DEVELOPMENT OF AN INTEGRATED RISK MODEL FOR FOODBORNE ZOONOTIC PARASITES IN SWINE
Title: Trichinella murrelli in scavenging mammals from south-central Wisconsin, USA
Submitted to: Journal of Wildlife Diseases
Publication Type: Peer Reviewed Journal
Publication Acceptance Date: August 15, 2007
Publication Date: July 15, 2008
Citation: Hill, D.E., Samuel, M.D., Nolden, C.A., Sundar, N., Zarlenga, D.S., Dubey, J.P. 2008. Trichinella murrelli in scavenging mammals from south-central Wisconsin, USA. Journal of Wildlife Diseases. 44(3):629-635.
Interpretive Summary: Sylvatic isolates of the genus Trichinella are widespread in the environment due to an expansive host range and worldwide geographic distribution. Though Trichinella spiralis is virtually absent from the U.S. pig population (NAHMS, 2000, unpublished), sylvatic isolates pose a risk for zoonotic transmission when wildlife has access to pig barns or when pigs are managed in non-confinement systems. In addition, game animals serve as hosts for Trichinella species that can cause human disease if meats are not properly prepared.

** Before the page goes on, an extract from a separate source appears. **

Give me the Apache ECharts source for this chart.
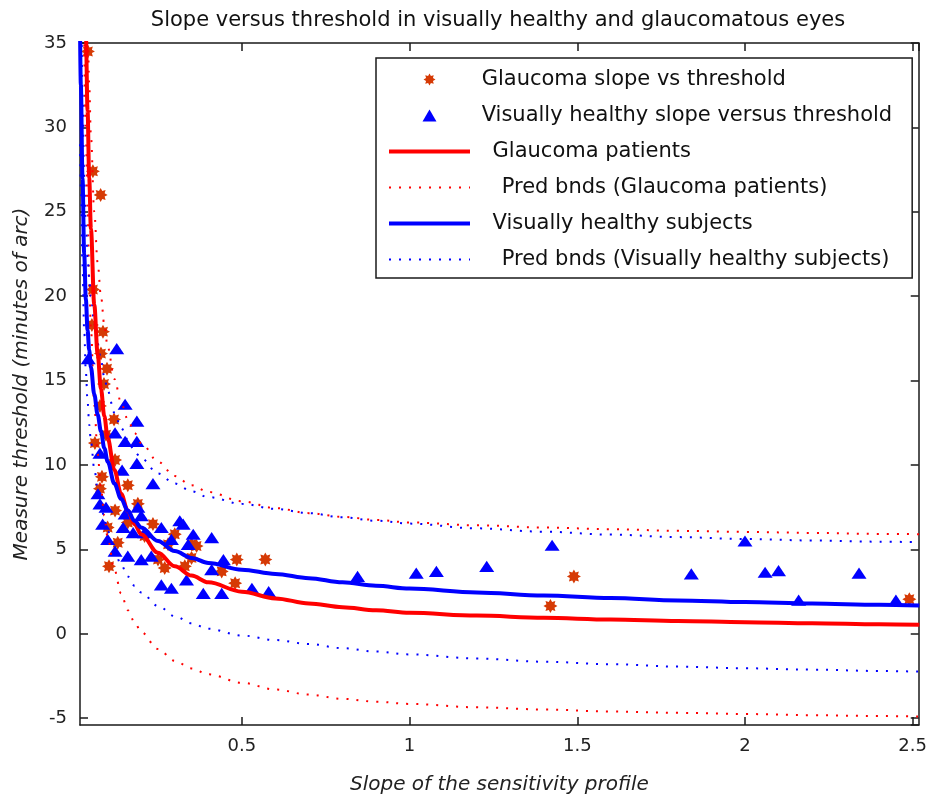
<!DOCTYPE html>
<html><head><meta charset="utf-8">
<script src="https://cdn.jsdelivr.net/npm/echarts@6/dist/echarts.min.js"></script>
<style>html,body{margin:0;padding:0;background:#fff}#c{width:930px;height:800px}</style>
</head><body><div id="c"></div>
<script>
const chartTitle = 'Slope versus threshold in visually healthy and glaucomatous eyes';
const xAxisTitle = 'Slope of the sensitivity profile';
const yAxisTitle = 'Measure threshold (minutes of arc)';
const seriesNames = ['Glaucoma slope vs threshold', 'Visually healthy slope versus threshold',
  'Glaucoma patients', 'Pred bnds (Glaucoma patients)', 'Visually healthy subjects', 'Pred bnds (Visually healthy subjects)'];
const legendLabels = [' Glaucoma slope vs threshold', ' Visually healthy slope versus threshold',
  '  \u2009Glaucoma patients', '    Pred bnds (Glaucoma patients)', '  \u2009Visually healthy subjects', '    Pred bnds (Visually healthy subjects)'];

const glaucomaPoints = [
  [0.041, 34.5], [0.056, 27.4], [0.079, 26.0], [0.056, 20.4], [0.053, 18.3], [0.086, 17.9], [0.08, 16.6],
  [0.098, 15.7], [0.089, 14.8], [0.077, 13.5], [0.119, 12.7], [0.095, 11.8], [0.062, 11.3], [0.122, 10.3],
  [0.083, 9.3], [0.077, 8.6], [0.16, 8.8], [0.122, 7.3], [0.19, 7.7], [0.1, 6.3], [0.13, 5.4], [0.104, 4.0],
  [0.16, 6.6], [0.21, 5.8], [0.235, 6.5], [0.30, 5.9], [0.28, 5.3], [0.25, 4.4], [0.27, 3.9], [0.33, 4.0],
  [0.35, 5.3], [0.365, 5.2], [0.35, 4.5], [0.485, 4.4], [0.57, 4.4], [0.44, 3.7], [0.48, 3.0],
  [1.42, 1.65], [1.49, 3.4], [2.49, 2.05]
];
const healthyPoints = [
  [0.042, 16.3], [0.127, 16.9], [0.152, 13.6], [0.187, 12.6], [0.122, 11.9], [0.152, 11.4], [0.187, 11.4],
  [0.077, 10.7], [0.187, 10.1], [0.143, 9.7], [0.235, 8.9], [0.071, 8.3], [0.077, 7.7], [0.095, 7.5],
  [0.152, 7.1], [0.19, 7.5], [0.2, 7.0], [0.085, 6.5], [0.146, 6.3], [0.176, 6.0], [0.21, 6.0], [0.1, 5.6],
  [0.26, 6.3], [0.315, 6.7], [0.29, 5.6], [0.34, 5.3], [0.122, 4.9], [0.16, 4.6], [0.2, 4.4], [0.23, 4.6],
  [0.26, 2.9], [0.29, 2.7], [0.41, 5.7], [0.355, 5.9], [0.325, 6.5], [0.445, 4.4], [0.41, 3.8],
  [0.385, 2.4], [0.44, 2.4], [0.53, 2.7], [0.58, 2.5], [0.335, 3.2],
  [0.845, 3.4], [1.02, 3.6], [1.08, 3.7], [1.23, 4.0], [1.425, 5.25], [1.84, 3.55], [2.0, 5.5],
  [2.06, 3.65], [2.1, 3.75], [2.16, 2.0], [2.34, 3.6], [2.45, 2.0]
];

const curveX = [0.0175, 0.02, 0.025, 0.03, 0.035, 0.04, 0.045, 0.05, 0.06, 0.07, 0.08, 0.09, 0.1, 0.12, 0.14, 0.16, 0.18, 0.2,
  0.25, 0.3, 0.35, 0.4, 0.5, 0.6, 0.7, 0.8, 0.9, 1.0, 1.2, 1.4, 1.6, 1.8, 2.0, 2.2, 2.4, 2.52];
const glaucomaFit = [null, null, null, 41.5, 35.5, 31, 27, 24, 19.5, 16.6, 14.5, 12.9, 11.6, 9.7, 8.3, 7.3, 6.5, 5.9,
  4.8, 4.0, 3.45, 3.05, 2.5, 2.1, 1.8, 1.58, 1.4, 1.25, 1.08, 0.95, 0.85, 0.76, 0.69, 0.63, 0.57, 0.54];
const glaucomaUpper = [null, null, null, 47, 41, 36.5, 32.5, 29.5, 25, 22, 20, 18.3, 17, 15.1, 13.7, 12.7, 11.9, 11.3,
  10.2, 9.35, 8.8, 8.4, 7.85, 7.45, 7.15, 6.93, 6.75, 6.6, 6.43, 6.3, 6.2, 6.1, 6.04, 5.98, 5.92, 5.9];
const glaucomaLower = [null, null, null, 35.5, 29.5, 25.1, 21.1, 18.1, 13.6, 10.7, 8.6, 7.0, 5.7, 3.8, 2.4, 1.4, 0.7, 0.1,
  -0.9, -1.6, -2.05, -2.4, -2.9, -3.3, -3.6, -3.85, -4.02, -4.15, -4.35, -4.48, -4.6, -4.68, -4.75, -4.82, -4.87, -4.9];
const healthyFit = [36, 32.5, 27, 22.5, 19.8, 18.0, 16.8, 15.8, 14.2, 13.0, 12.0, 11.0, 10.2, 8.9, 8.0, 7.3, 6.7, 6.3,
  5.5, 4.9, 4.5, 4.2, 3.8, 3.55, 3.3, 3.05, 2.85, 2.68, 2.45, 2.27, 2.12, 1.98, 1.88, 1.8, 1.72, 1.68];
const healthyUpper = [42, 38, 32, 27, 24.2, 22.3, 21.0, 20.0, 18.4, 17.2, 16.2, 15.2, 14.4, 13.1, 12.2, 11.5, 10.8, 10.4,
  9.5, 8.9, 8.45, 8.1, 7.7, 7.4, 7.15, 6.9, 6.7, 6.53, 6.25, 6.05, 5.88, 5.73, 5.62, 5.53, 5.46, 5.43];
const healthyLower = [29, 26.5, 21.8, 18, 15.5, 13.8, 12.4, 11.4, 9.8, 8.6, 7.7, 6.8, 6.1, 4.9, 4.1, 3.4, 2.85, 2.45,
  1.65, 1.05, 0.62, 0.3, -0.1, -0.37, -0.6, -0.85, -1.05, -1.22, -1.46, -1.65, -1.8, -1.94, -2.04, -2.12, -2.2, -2.24];

const xRange = [0.0175, 2.518];
const yRange = [-5.4, 35];

const RED = '#ff0000', BLUE = '#0000ff', STAR = '#d63a05';
const FONT = 'DejaVu Sans';
const TRIANGLE = 'path://M50 0L100 86L0 86Z';

function starSymbol(n, inner) {
  let d = '';
  for (let i = 0; i < 2 * n; i++) {
    const r = i % 2 ? inner : 1;
    const a = Math.PI * i / n - Math.PI / 2;
    d += (i ? 'L' : 'M') + (50 + 50 * r * Math.cos(a)).toFixed(2) + ' ' + (50 + 50 * r * Math.sin(a)).toFixed(2);
  }
  return 'path://' + d + 'Z';
}
function pairs(xs, ys) {
  const out = [];
  xs.forEach((x, i) => { if (ys[i] !== null) out.push([x, ys[i]]); });
  return out;
}
function lineSeries(name, ys, color, width, dotted) {
  return {
    type: 'line', name, data: pairs(curveX, ys), showSymbol: false, symbol: 'none',
    smooth: 0.35, smoothMonotone: 'x', clip: true, silent: true,
    lineStyle: { color, width, type: dotted ? [2, 8] : 'solid' },
    itemStyle: { color }, z: dotted ? 3 : 4
  };
}

const axisCommon = {
  type: 'value',
  axisLine: { show: true, onZero: false, lineStyle: { color: '#1a1a1a', width: 1.5 } },
  axisTick: { show: true, inside: true, length: 8, lineStyle: { color: '#1a1a1a', width: 1.5 } },
  splitLine: { show: false },
  axisLabel: { fontFamily: FONT, fontSize: 18, color: '#222' }
};

const legendData = seriesNames.map((name, i) => i < 2 ? { name } : { name, itemStyle: { opacity: 0 } });

const chart = echarts.init(document.getElementById('c'), null, { renderer: 'canvas' });
chart.setOption({
  backgroundColor: '#fff',
  animation: false,
  title: {
    text: chartTitle, left: 493, top: 5, textAlign: 'center',
    textStyle: { fontFamily: FONT, fontSize: 21, fontWeight: 'normal', color: '#111' }
  },
  grid: { left: 80, right: 8, top: 43, bottom: 72, containLabel: false },
  legend: {
    orient: 'vertical', left: 376, top: 58,
    data: legendData,
    formatter: name => legendLabels[seriesNames.indexOf(name)],
    backgroundColor: '#fff', borderColor: '#1a1a1a', borderWidth: 1.5,
    padding: [11, 20, 8, 11], itemWidth: 81, itemHeight: 12, itemGap: 15,
    symbolKeepAspect: true,
    textStyle: { fontFamily: FONT, fontSize: 21, color: '#111', lineHeight: 21 },
    lineStyle: { width: 'inherit' },
    selectedMode: false
  },
  xAxis: [
    Object.assign({}, axisCommon, {
      position: 'bottom', min: xRange[0], max: xRange[1], splitNumber: 5,
      axisLabel: Object.assign({}, axisCommon.axisLabel, { margin: 12, showMinLabel: false, showMaxLabel: false }),
      name: xAxisTitle, nameLocation: 'middle', nameGap: 50,
      nameTextStyle: { fontFamily: FONT, fontSize: 20, fontStyle: 'italic', color: '#222' }
    }),
    Object.assign({}, axisCommon, {
      position: 'top', min: xRange[0], max: xRange[1], splitNumber: 5, axisLabel: { show: false }
    })
  ],
  yAxis: [
    Object.assign({}, axisCommon, {
      position: 'left', min: yRange[0], max: yRange[1], splitNumber: 8,
      axisLabel: Object.assign({}, axisCommon.axisLabel, { margin: 13, showMinLabel: false }),
      name: yAxisTitle, nameLocation: 'middle', nameGap: 48, nameRotate: 90,
      nameTextStyle: { fontFamily: FONT, fontSize: 20, fontStyle: 'italic', color: '#222' }
    }),
    Object.assign({}, axisCommon, {
      position: 'right', min: yRange[0], max: yRange[1], splitNumber: 8, axisLabel: { show: false }
    })
  ],
  series: [
    { type: 'scatter', name: seriesNames[0], data: glaucomaPoints, symbol: starSymbol(8, 0.62), symbolSize: 14,
      symbolKeepAspect: true, itemStyle: { color: STAR, opacity: 1 }, z: 2, silent: true },
    { type: 'scatter', name: seriesNames[1], data: healthyPoints, symbol: TRIANGLE, symbolSize: [15, 13],
      symbolKeepAspect: true, itemStyle: { color: BLUE, opacity: 1 }, z: 2, silent: true },
    lineSeries(seriesNames[2], glaucomaFit, RED, 4, false),
    lineSeries(seriesNames[3], glaucomaUpper, RED, 2, true),
    lineSeries(seriesNames[3], glaucomaLower, RED, 2, true),
    lineSeries(seriesNames[4], healthyFit, BLUE, 4, false),
    lineSeries(seriesNames[5], healthyUpper, BLUE, 2, true),
    lineSeries(seriesNames[5], healthyLower, BLUE, 2, true)
  ]
});
</script></body></html>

Tissues and serum from 59 raccoons, 42 coyotes, and 7 skunks trapped in Dane and Iowa Counties, Wisconsin, USA, between October 2005 and March, 2006 were microscopically and serologically examined for the presence of Trichinella spp. Encapsulated larvae were found on compression slides prepared from tongue tissues from some animals, and complete tissue digestion of tongues from each animal revealed that 18.64% raccoons, 26.19% of coyotes, and none of the 7 skunks tested were infected with Trichinella spp. Multiplex PCR using isolated muscle larvae from examined animals demonstrated two distinct bands migrating at 127 bp and 316 bp which together are diagnostic for T. murrelli; the isolates were assigned the ISS codes ISS1656 through ISS1667, and ISS1708 through ISS1710 by the International Trichinella Reference Centre.